> What is required: Repeat the material verbatim and drop the pictures.

> Dataset section:
* Start *

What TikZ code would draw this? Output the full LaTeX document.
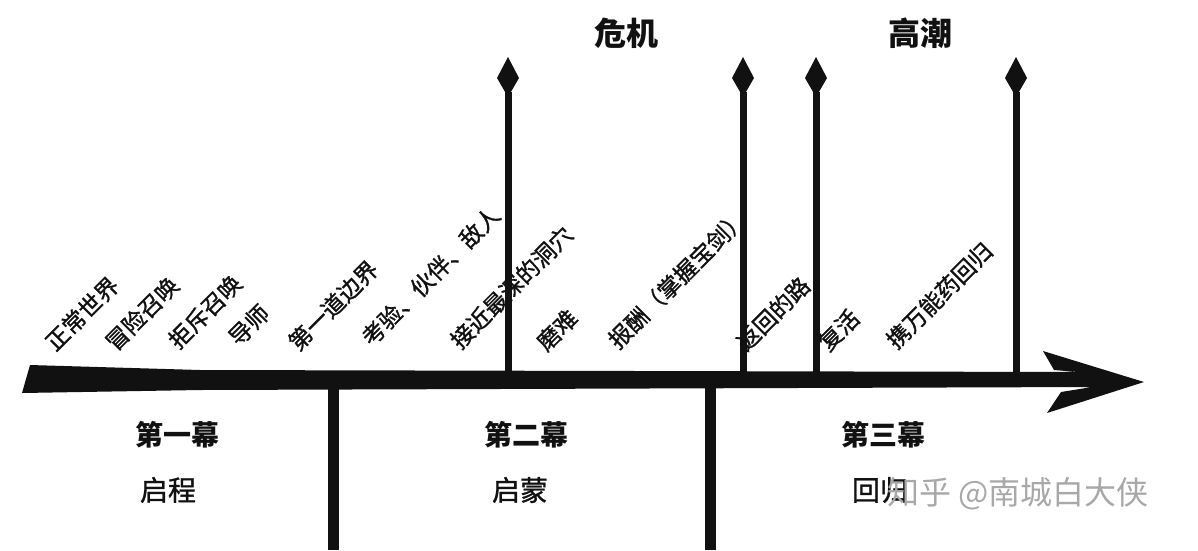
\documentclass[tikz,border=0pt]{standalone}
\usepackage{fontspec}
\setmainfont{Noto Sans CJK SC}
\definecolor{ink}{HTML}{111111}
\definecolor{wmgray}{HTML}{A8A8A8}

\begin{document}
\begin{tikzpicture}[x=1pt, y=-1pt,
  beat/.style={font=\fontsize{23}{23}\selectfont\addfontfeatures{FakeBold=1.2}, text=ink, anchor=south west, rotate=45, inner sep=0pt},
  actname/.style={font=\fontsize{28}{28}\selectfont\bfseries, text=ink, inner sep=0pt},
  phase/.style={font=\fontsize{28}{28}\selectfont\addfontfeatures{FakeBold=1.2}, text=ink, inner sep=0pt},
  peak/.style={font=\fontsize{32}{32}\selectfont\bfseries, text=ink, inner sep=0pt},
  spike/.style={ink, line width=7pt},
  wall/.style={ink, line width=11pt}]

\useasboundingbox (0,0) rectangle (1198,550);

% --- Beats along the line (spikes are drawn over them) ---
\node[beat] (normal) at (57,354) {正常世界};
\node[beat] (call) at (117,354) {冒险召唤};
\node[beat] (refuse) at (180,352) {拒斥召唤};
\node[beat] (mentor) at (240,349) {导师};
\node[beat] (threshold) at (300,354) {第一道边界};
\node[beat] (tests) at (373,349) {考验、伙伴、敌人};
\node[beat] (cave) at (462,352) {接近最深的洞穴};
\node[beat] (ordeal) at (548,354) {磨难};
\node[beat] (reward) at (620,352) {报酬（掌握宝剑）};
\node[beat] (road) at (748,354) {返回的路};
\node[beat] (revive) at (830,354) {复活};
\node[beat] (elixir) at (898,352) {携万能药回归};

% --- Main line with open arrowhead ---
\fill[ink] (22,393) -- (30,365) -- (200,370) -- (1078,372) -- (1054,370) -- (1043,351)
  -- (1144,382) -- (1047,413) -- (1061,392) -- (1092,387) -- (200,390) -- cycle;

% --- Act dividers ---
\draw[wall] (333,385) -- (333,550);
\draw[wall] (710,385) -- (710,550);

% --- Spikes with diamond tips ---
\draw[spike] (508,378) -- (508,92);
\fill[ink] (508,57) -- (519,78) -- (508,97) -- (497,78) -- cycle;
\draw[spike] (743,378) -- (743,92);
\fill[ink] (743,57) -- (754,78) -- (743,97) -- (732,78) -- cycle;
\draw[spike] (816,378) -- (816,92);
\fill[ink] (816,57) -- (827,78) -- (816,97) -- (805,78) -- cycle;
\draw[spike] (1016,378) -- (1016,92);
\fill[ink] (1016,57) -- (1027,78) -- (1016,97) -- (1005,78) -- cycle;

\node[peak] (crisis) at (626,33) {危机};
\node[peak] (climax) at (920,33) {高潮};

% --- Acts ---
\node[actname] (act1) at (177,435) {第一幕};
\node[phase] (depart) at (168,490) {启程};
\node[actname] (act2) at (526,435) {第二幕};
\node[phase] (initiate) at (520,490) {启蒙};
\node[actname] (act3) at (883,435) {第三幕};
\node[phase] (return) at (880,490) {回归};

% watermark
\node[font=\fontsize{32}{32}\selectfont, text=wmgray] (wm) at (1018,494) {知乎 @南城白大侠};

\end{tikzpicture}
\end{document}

* End *

> Correct answer:
What TikZ code would draw this? Output the full LaTeX document.
\documentclass[tikz,border=0pt]{standalone}
\usepackage{fontspec}
\setmainfont{Noto Sans CJK SC}
\definecolor{ink}{HTML}{111111}
\definecolor{wmgray}{HTML}{A8A8A8}

\begin{document}
\begin{tikzpicture}[x=1pt, y=-1pt,
  beat/.style={font=\fontsize{23}{23}\selectfont\addfontfeatures{FakeBold=1.2}, text=ink, anchor=south west, rotate=45, inner sep=0pt},
  actname/.style={font=\fontsize{28}{28}\selectfont\bfseries, text=ink, inner sep=0pt},
  phase/.style={font=\fontsize{28}{28}\selectfont\addfontfeatures{FakeBold=1.2}, text=ink, inner sep=0pt},
  peak/.style={font=\fontsize{32}{32}\selectfont\bfseries, text=ink, inner sep=0pt},
  spike/.style={ink, line width=7pt},
  wall/.style={ink, line width=11pt}]

\useasboundingbox (0,0) rectangle (1198,550);

% --- Beats along the line (spikes are drawn over them) ---
\node[beat] (normal) at (57,354) {正常世界};
\node[beat] (call) at (117,354) {冒险召唤};
\node[beat] (refuse) at (180,352) {拒斥召唤};
\node[beat] (mentor) at (240,349) {导师};
\node[beat] (threshold) at (300,354) {第一道边界};
\node[beat] (tests) at (373,349) {考验、伙伴、敌人};
\node[beat] (cave) at (462,352) {接近最深的洞穴};
\node[beat] (ordeal) at (548,354) {磨难};
\node[beat] (reward) at (620,352) {报酬（掌握宝剑）};
\node[beat] (road) at (748,354) {返回的路};
\node[beat] (revive) at (830,354) {复活};
\node[beat] (elixir) at (898,352) {携万能药回归};

% --- Main line with open arrowhead ---
\fill[ink] (22,393) -- (30,365) -- (200,370) -- (1078,372) -- (1054,370) -- (1043,351)
  -- (1144,382) -- (1047,413) -- (1061,392) -- (1092,387) -- (200,390) -- cycle;

% --- Act dividers ---
\draw[wall] (333,385) -- (333,550);
\draw[wall] (710,385) -- (710,550);

% --- Spikes with diamond tips ---
\draw[spike] (508,378) -- (508,92);
\fill[ink] (508,57) -- (519,78) -- (508,97) -- (497,78) -- cycle;
\draw[spike] (743,378) -- (743,92);
\fill[ink] (743,57) -- (754,78) -- (743,97) -- (732,78) -- cycle;
\draw[spike] (816,378) -- (816,92);
\fill[ink] (816,57) -- (827,78) -- (816,97) -- (805,78) -- cycle;
\draw[spike] (1016,378) -- (1016,92);
\fill[ink] (1016,57) -- (1027,78) -- (1016,97) -- (1005,78) -- cycle;

\node[peak] (crisis) at (626,33) {危机};
\node[peak] (climax) at (920,33) {高潮};

% --- Acts ---
\node[actname] (act1) at (177,435) {第一幕};
\node[phase] (depart) at (168,490) {启程};
\node[actname] (act2) at (526,435) {第二幕};
\node[phase] (initiate) at (520,490) {启蒙};
\node[actname] (act3) at (883,435) {第三幕};
\node[phase] (return) at (880,490) {回归};

% watermark
\node[font=\fontsize{32}{32}\selectfont, text=wmgray] (wm) at (1018,494) {知乎 @南城白大侠};

\end{tikzpicture}
\end{document}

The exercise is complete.